Task: Go through the listing and write out all of it exactly.

## BEGIN Data block

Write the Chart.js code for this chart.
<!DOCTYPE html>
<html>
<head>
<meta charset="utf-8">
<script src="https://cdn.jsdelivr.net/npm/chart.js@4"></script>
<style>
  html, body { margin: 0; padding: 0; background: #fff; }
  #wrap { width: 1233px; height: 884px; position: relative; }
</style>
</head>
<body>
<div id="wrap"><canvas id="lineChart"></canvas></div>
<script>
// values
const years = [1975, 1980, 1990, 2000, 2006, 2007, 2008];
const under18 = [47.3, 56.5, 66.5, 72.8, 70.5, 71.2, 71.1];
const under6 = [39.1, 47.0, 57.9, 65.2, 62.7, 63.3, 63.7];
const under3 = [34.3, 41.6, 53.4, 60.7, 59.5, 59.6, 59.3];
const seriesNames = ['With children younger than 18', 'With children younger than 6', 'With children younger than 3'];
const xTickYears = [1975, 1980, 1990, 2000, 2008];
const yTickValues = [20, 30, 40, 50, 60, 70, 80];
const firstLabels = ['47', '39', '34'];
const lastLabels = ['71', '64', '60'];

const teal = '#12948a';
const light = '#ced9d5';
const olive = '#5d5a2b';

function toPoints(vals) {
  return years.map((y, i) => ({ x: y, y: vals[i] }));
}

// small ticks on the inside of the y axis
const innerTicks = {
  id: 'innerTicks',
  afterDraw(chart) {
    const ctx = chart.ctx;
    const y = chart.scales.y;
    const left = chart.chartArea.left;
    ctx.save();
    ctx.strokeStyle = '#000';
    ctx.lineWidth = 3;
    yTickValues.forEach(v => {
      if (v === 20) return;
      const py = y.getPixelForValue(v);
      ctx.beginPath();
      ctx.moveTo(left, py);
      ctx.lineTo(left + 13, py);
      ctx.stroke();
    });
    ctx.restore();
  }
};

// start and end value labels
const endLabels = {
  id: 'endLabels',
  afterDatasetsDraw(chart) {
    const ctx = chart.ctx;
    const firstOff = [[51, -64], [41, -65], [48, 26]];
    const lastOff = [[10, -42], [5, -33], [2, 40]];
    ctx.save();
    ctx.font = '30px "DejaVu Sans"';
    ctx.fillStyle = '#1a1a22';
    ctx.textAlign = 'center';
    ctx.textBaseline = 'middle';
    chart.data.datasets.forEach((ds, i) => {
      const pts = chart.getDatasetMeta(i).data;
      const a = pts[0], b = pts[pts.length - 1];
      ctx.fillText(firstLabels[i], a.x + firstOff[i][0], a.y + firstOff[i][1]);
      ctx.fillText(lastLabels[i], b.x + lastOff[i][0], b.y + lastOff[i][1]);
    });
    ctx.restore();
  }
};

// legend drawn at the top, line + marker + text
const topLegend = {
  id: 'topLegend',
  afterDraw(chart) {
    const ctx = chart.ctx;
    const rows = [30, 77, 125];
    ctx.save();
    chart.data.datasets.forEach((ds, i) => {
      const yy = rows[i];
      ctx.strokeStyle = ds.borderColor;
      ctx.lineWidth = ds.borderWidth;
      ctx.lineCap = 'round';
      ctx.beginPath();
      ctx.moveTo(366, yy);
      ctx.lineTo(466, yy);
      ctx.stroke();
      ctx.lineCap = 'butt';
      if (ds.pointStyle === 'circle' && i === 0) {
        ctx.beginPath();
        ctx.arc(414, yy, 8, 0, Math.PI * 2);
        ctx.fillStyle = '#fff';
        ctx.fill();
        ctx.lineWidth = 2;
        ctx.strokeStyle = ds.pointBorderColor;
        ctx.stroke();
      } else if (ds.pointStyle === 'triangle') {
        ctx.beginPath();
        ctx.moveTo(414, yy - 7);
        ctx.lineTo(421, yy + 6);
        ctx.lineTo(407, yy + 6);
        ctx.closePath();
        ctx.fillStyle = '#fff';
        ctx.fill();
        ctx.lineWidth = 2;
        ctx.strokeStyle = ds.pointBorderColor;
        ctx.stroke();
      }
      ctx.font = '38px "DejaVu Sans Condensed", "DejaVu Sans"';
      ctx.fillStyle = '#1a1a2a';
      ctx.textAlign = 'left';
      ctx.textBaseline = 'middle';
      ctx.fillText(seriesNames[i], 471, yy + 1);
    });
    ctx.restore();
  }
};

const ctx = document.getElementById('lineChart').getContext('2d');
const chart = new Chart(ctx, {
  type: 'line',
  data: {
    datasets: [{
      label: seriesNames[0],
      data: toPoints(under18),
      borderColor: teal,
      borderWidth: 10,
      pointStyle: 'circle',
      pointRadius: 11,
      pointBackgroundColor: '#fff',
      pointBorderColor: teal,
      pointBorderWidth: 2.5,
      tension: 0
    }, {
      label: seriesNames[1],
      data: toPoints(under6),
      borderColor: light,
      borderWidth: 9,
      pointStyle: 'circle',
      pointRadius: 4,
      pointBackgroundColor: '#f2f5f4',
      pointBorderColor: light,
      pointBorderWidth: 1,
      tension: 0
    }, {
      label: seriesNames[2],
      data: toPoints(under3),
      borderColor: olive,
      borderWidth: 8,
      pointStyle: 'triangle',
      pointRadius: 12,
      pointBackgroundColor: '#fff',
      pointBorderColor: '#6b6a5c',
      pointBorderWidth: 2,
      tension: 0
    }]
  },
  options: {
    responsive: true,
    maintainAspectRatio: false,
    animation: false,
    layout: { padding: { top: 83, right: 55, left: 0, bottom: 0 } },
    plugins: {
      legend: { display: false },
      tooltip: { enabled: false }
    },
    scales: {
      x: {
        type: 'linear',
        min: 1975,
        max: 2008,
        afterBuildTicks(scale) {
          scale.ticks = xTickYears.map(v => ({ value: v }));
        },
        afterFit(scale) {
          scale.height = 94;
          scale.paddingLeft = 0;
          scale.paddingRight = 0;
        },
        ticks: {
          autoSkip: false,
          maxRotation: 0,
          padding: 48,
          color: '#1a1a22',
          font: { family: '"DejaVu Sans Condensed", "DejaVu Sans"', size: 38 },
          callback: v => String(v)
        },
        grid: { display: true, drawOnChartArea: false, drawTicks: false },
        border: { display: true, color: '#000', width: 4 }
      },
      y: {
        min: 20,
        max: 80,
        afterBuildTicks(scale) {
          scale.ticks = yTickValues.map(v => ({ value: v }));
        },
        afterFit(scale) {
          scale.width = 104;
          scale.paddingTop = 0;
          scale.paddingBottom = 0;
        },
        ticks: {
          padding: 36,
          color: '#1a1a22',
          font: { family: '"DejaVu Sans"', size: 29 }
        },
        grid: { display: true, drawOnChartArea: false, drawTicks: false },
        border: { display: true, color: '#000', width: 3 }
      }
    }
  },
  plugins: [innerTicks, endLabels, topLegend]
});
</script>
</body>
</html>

## END Data block

Answer below:
Write the Chart.js code for this chart.
<!DOCTYPE html>
<html>
<head>
<meta charset="utf-8">
<script src="https://cdn.jsdelivr.net/npm/chart.js@4"></script>
<style>
  html, body { margin: 0; padding: 0; background: #fff; }
  #wrap { width: 1233px; height: 884px; position: relative; }
</style>
</head>
<body>
<div id="wrap"><canvas id="lineChart"></canvas></div>
<script>
// values
const years = [1975, 1980, 1990, 2000, 2006, 2007, 2008];
const under18 = [47.3, 56.5, 66.5, 72.8, 70.5, 71.2, 71.1];
const under6 = [39.1, 47.0, 57.9, 65.2, 62.7, 63.3, 63.7];
const under3 = [34.3, 41.6, 53.4, 60.7, 59.5, 59.6, 59.3];
const seriesNames = ['With children younger than 18', 'With children younger than 6', 'With children younger than 3'];
const xTickYears = [1975, 1980, 1990, 2000, 2008];
const yTickValues = [20, 30, 40, 50, 60, 70, 80];
const firstLabels = ['47', '39', '34'];
const lastLabels = ['71', '64', '60'];

const teal = '#12948a';
const light = '#ced9d5';
const olive = '#5d5a2b';

function toPoints(vals) {
  return years.map((y, i) => ({ x: y, y: vals[i] }));
}

// small ticks on the inside of the y axis
const innerTicks = {
  id: 'innerTicks',
  afterDraw(chart) {
    const ctx = chart.ctx;
    const y = chart.scales.y;
    const left = chart.chartArea.left;
    ctx.save();
    ctx.strokeStyle = '#000';
    ctx.lineWidth = 3;
    yTickValues.forEach(v => {
      if (v === 20) return;
      const py = y.getPixelForValue(v);
      ctx.beginPath();
      ctx.moveTo(left, py);
      ctx.lineTo(left + 13, py);
      ctx.stroke();
    });
    ctx.restore();
  }
};

// start and end value labels
const endLabels = {
  id: 'endLabels',
  afterDatasetsDraw(chart) {
    const ctx = chart.ctx;
    const firstOff = [[51, -64], [41, -65], [48, 26]];
    const lastOff = [[10, -42], [5, -33], [2, 40]];
    ctx.save();
    ctx.font = '30px "DejaVu Sans"';
    ctx.fillStyle = '#1a1a22';
    ctx.textAlign = 'center';
    ctx.textBaseline = 'middle';
    chart.data.datasets.forEach((ds, i) => {
      const pts = chart.getDatasetMeta(i).data;
      const a = pts[0], b = pts[pts.length - 1];
      ctx.fillText(firstLabels[i], a.x + firstOff[i][0], a.y + firstOff[i][1]);
      ctx.fillText(lastLabels[i], b.x + lastOff[i][0], b.y + lastOff[i][1]);
    });
    ctx.restore();
  }
};

// legend drawn at the top, line + marker + text
const topLegend = {
  id: 'topLegend',
  afterDraw(chart) {
    const ctx = chart.ctx;
    const rows = [30, 77, 125];
    ctx.save();
    chart.data.datasets.forEach((ds, i) => {
      const yy = rows[i];
      ctx.strokeStyle = ds.borderColor;
      ctx.lineWidth = ds.borderWidth;
      ctx.lineCap = 'round';
      ctx.beginPath();
      ctx.moveTo(366, yy);
      ctx.lineTo(466, yy);
      ctx.stroke();
      ctx.lineCap = 'butt';
      if (ds.pointStyle === 'circle' && i === 0) {
        ctx.beginPath();
        ctx.arc(414, yy, 8, 0, Math.PI * 2);
        ctx.fillStyle = '#fff';
        ctx.fill();
        ctx.lineWidth = 2;
        ctx.strokeStyle = ds.pointBorderColor;
        ctx.stroke();
      } else if (ds.pointStyle === 'triangle') {
        ctx.beginPath();
        ctx.moveTo(414, yy - 7);
        ctx.lineTo(421, yy + 6);
        ctx.lineTo(407, yy + 6);
        ctx.closePath();
        ctx.fillStyle = '#fff';
        ctx.fill();
        ctx.lineWidth = 2;
        ctx.strokeStyle = ds.pointBorderColor;
        ctx.stroke();
      }
      ctx.font = '38px "DejaVu Sans Condensed", "DejaVu Sans"';
      ctx.fillStyle = '#1a1a2a';
      ctx.textAlign = 'left';
      ctx.textBaseline = 'middle';
      ctx.fillText(seriesNames[i], 471, yy + 1);
    });
    ctx.restore();
  }
};

const ctx = document.getElementById('lineChart').getContext('2d');
const chart = new Chart(ctx, {
  type: 'line',
  data: {
    datasets: [{
      label: seriesNames[0],
      data: toPoints(under18),
      borderColor: teal,
      borderWidth: 10,
      pointStyle: 'circle',
      pointRadius: 11,
      pointBackgroundColor: '#fff',
      pointBorderColor: teal,
      pointBorderWidth: 2.5,
      tension: 0
    }, {
      label: seriesNames[1],
      data: toPoints(under6),
      borderColor: light,
      borderWidth: 9,
      pointStyle: 'circle',
      pointRadius: 4,
      pointBackgroundColor: '#f2f5f4',
      pointBorderColor: light,
      pointBorderWidth: 1,
      tension: 0
    }, {
      label: seriesNames[2],
      data: toPoints(under3),
      borderColor: olive,
      borderWidth: 8,
      pointStyle: 'triangle',
      pointRadius: 12,
      pointBackgroundColor: '#fff',
      pointBorderColor: '#6b6a5c',
      pointBorderWidth: 2,
      tension: 0
    }]
  },
  options: {
    responsive: true,
    maintainAspectRatio: false,
    animation: false,
    layout: { padding: { top: 83, right: 55, left: 0, bottom: 0 } },
    plugins: {
      legend: { display: false },
      tooltip: { enabled: false }
    },
    scales: {
      x: {
        type: 'linear',
        min: 1975,
        max: 2008,
        afterBuildTicks(scale) {
          scale.ticks = xTickYears.map(v => ({ value: v }));
        },
        afterFit(scale) {
          scale.height = 94;
          scale.paddingLeft = 0;
          scale.paddingRight = 0;
        },
        ticks: {
          autoSkip: false,
          maxRotation: 0,
          padding: 48,
          color: '#1a1a22',
          font: { family: '"DejaVu Sans Condensed", "DejaVu Sans"', size: 38 },
          callback: v => String(v)
        },
        grid: { display: true, drawOnChartArea: false, drawTicks: false },
        border: { display: true, color: '#000', width: 4 }
      },
      y: {
        min: 20,
        max: 80,
        afterBuildTicks(scale) {
          scale.ticks = yTickValues.map(v => ({ value: v }));
        },
        afterFit(scale) {
          scale.width = 104;
          scale.paddingTop = 0;
          scale.paddingBottom = 0;
        },
        ticks: {
          padding: 36,
          color: '#1a1a22',
          font: { family: '"DejaVu Sans"', size: 29 }
        },
        grid: { display: true, drawOnChartArea: false, drawTicks: false },
        border: { display: true, color: '#000', width: 3 }
      }
    }
  },
  plugins: [innerTicks, endLabels, topLegend]
});
</script>
</body>
</html>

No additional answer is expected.